Find each line with the word "this" and copy it.

— Start —

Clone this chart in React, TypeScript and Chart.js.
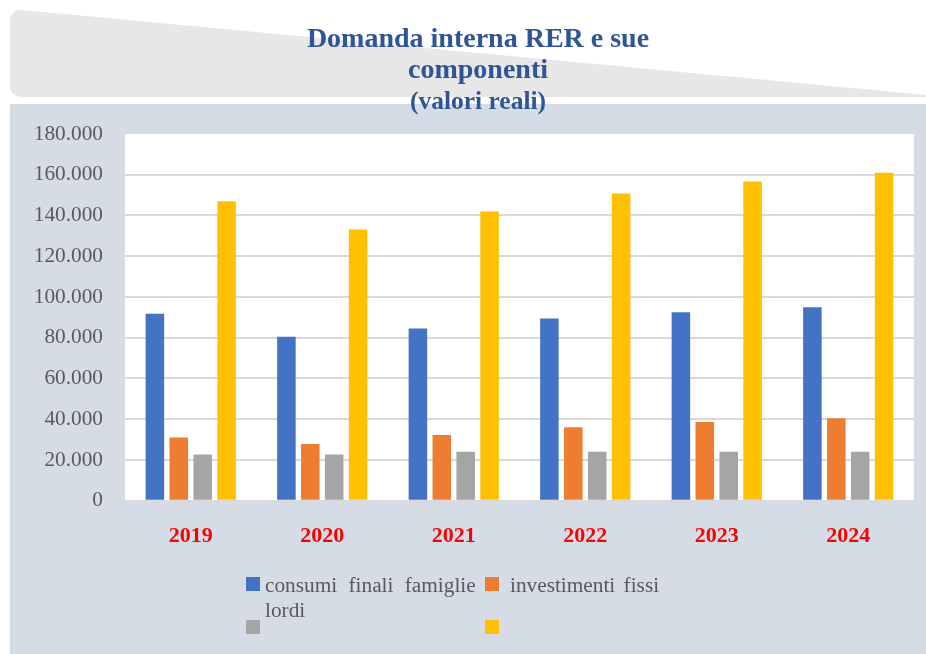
import React, { useEffect, useRef } from "react";
import { Chart, registerables } from "chart.js";

Chart.register(...registerables);

const years = ["2019", "2020", "2021", "2022", "2023", "2024"];
const consumiFinaliFamiglie = [91800, 80500, 84500, 89400, 92500, 95000];
const investimentiFissiLordi = [31000, 27800, 32200, 36000, 38600, 40500];
const serieGrigia = [22700, 22700, 24000, 24000, 24000, 24000];
const serieGialla = [147000, 133100, 142000, 150800, 156700, 161000];
const yMax = 180000;
const yStep = 20000;

const SERIF = "'Times New Roman', 'Liberation Serif', serif";

const fmt = (v: number) => String(Math.round(v)).replace(/\B(?=(\d{3})+(?!\d))/g, ".");

const plotBg = {
  id: "plotBg",
  beforeDraw(chart: any) {
    const { ctx, chartArea } = chart;
    ctx.save();
    ctx.fillStyle = "#ffffff";
    ctx.fillRect(chartArea.left, chartArea.top, chartArea.right - chartArea.left, chartArea.bottom - chartArea.top + 1);
    ctx.restore();
  },
};

export default function App() {
  const ref = useRef<HTMLCanvasElement>(null);

  useEffect(() => {
    if (!ref.current) return;
    const chart = new Chart(ref.current, {
      type: "bar",
      data: {
        labels: years,
        datasets: [
          { label: "consumi finali famiglie", data: consumiFinaliFamiglie, backgroundColor: "#4472C4" },
          { label: "investimenti fissi lordi", data: investimentiFissiLordi, backgroundColor: "#ED7D31" },
          { label: "", data: serieGrigia, backgroundColor: "#A5A5A5" },
          { label: "", data: serieGialla, backgroundColor: "#FFC000" },
        ],
      },
      options: {
        responsive: false,
        animation: false,
        devicePixelRatio: 1,
        layout: { padding: { top: 134, right: 12, left: 0, bottom: 0 } },
        datasets: { bar: { barPercentage: 0.775, categoryPercentage: 0.727 } },
        plugins: { legend: { display: false }, tooltip: { enabled: false }, title: { display: false } },
        scales: {
          x: {
            grid: { display: false, drawTicks: false },
            border: { display: false },
            ticks: {
              color: "#FF0000",
              padding: 22,
              font: { family: SERIF, size: 22, weight: "bold" },
            },
            afterFit: (s: any) => {
              s.height = 153.3;
            },
          },
          y: {
            min: 0,
            max: yMax,
            grid: {
              color: (c: any) => (c.tick && c.tick.value === yMax ? "rgba(0,0,0,0)" : "#D9D9D9"),
              lineWidth: 2,
              drawTicks: false,
            },
            border: { display: false },
            ticks: {
              stepSize: yStep,
              color: "#595959",
              padding: 22,
              font: { family: SERIF, size: 21.3 },
              callback: (v: any) => fmt(Number(v)),
            },
            afterFit: (s: any) => {
              s.width = 125;
            },
          },
        },
      },
      plugins: [plotBg],
    });
    return () => chart.destroy();
  }, []);

  const legendText: React.CSSProperties = {
    position: "absolute",
    fontFamily: SERIF,
    fontSize: "21.3px",
    lineHeight: "24px",
    color: "#595959",
    whiteSpace: "nowrap",
  };
  const sq = (left: number, top: number, color: string): React.CSSProperties => ({
    position: "absolute",
    left,
    top,
    width: 14,
    height: 14,
    background: color,
  });
  const titleLine = (top: number, size: number, lh: number): React.CSSProperties => ({
    position: "absolute",
    left: 478,
    top,
    transform: "translateX(-50%)",
    fontFamily: SERIF,
    fontWeight: "bold",
    fontSize: size + "px",
    lineHeight: lh + "px",
    color: "#2F5597",
    whiteSpace: "nowrap",
  });

  return (
    <div style={{ position: "fixed", left: 0, top: 0, width: 926, height: 654, background: "#ffffff", overflow: "hidden" }}>
      <svg width={926} height={100} style={{ position: "absolute", left: 0, top: 0 }}>
        <path d="M 22 10 L 926 95 L 926 97 L 22 97 Q 10 97 10 85 L 10 22 Q 10 10 22 10 Z" fill="#E7E7E7" />
      </svg>
      <div style={{ position: "absolute", left: 10, top: 104, width: 916, height: 550, background: "#D6DCE5" }} />
      <canvas ref={ref} width={926} height={654} style={{ position: "absolute", left: 0, top: 0, width: 926, height: 654 }} />
      <div style={titleLine(22, 28, 31)}>Domanda interna RER e sue</div>
      <div style={titleLine(53, 28, 31)}>componenti</div>
      <div style={titleLine(87.3, 25.5, 28)}>(valori reali)</div>

      <div style={sq(246, 577, "#4472C4")} />
      <div style={{ ...legendText, left: 265, top: 572.8, wordSpacing: "6px" }}>consumi finali famiglie</div>
      <div style={sq(485, 577, "#ED7D31")} />
      <div style={{ ...legendText, left: 510, top: 572.8, wordSpacing: "3px" }}>investimenti fissi</div>
      <div style={{ ...legendText, left: 265, top: 597.8 }}>lordi</div>
      <div style={sq(246, 620, "#A5A5A5")} />
      <div style={sq(485, 620, "#FFC000")} />
    </div>
  );
}
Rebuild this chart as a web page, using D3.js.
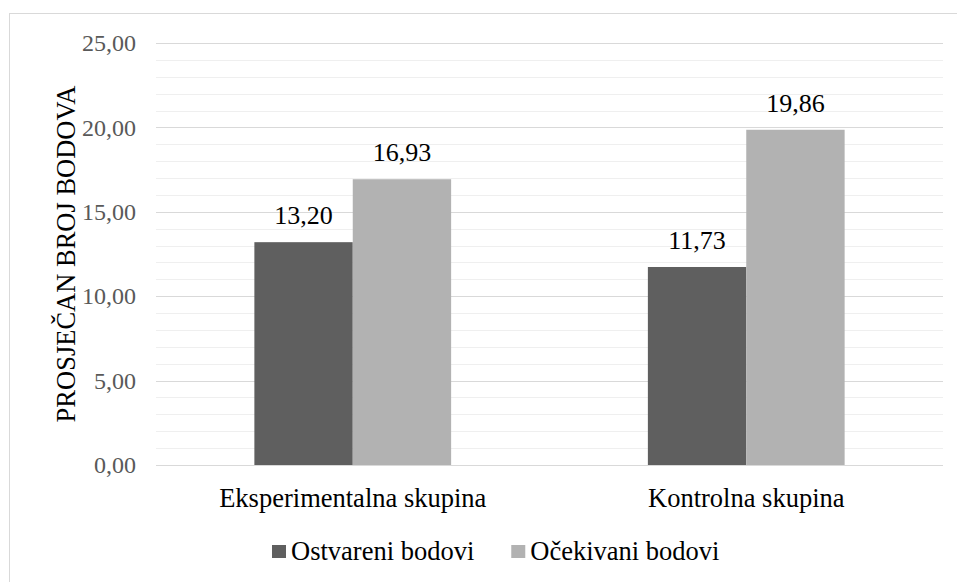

— End —

Complete response>
Clone this chart in React, TypeScript and Chart.js.
Rebuild this chart as a web page, using D3.js.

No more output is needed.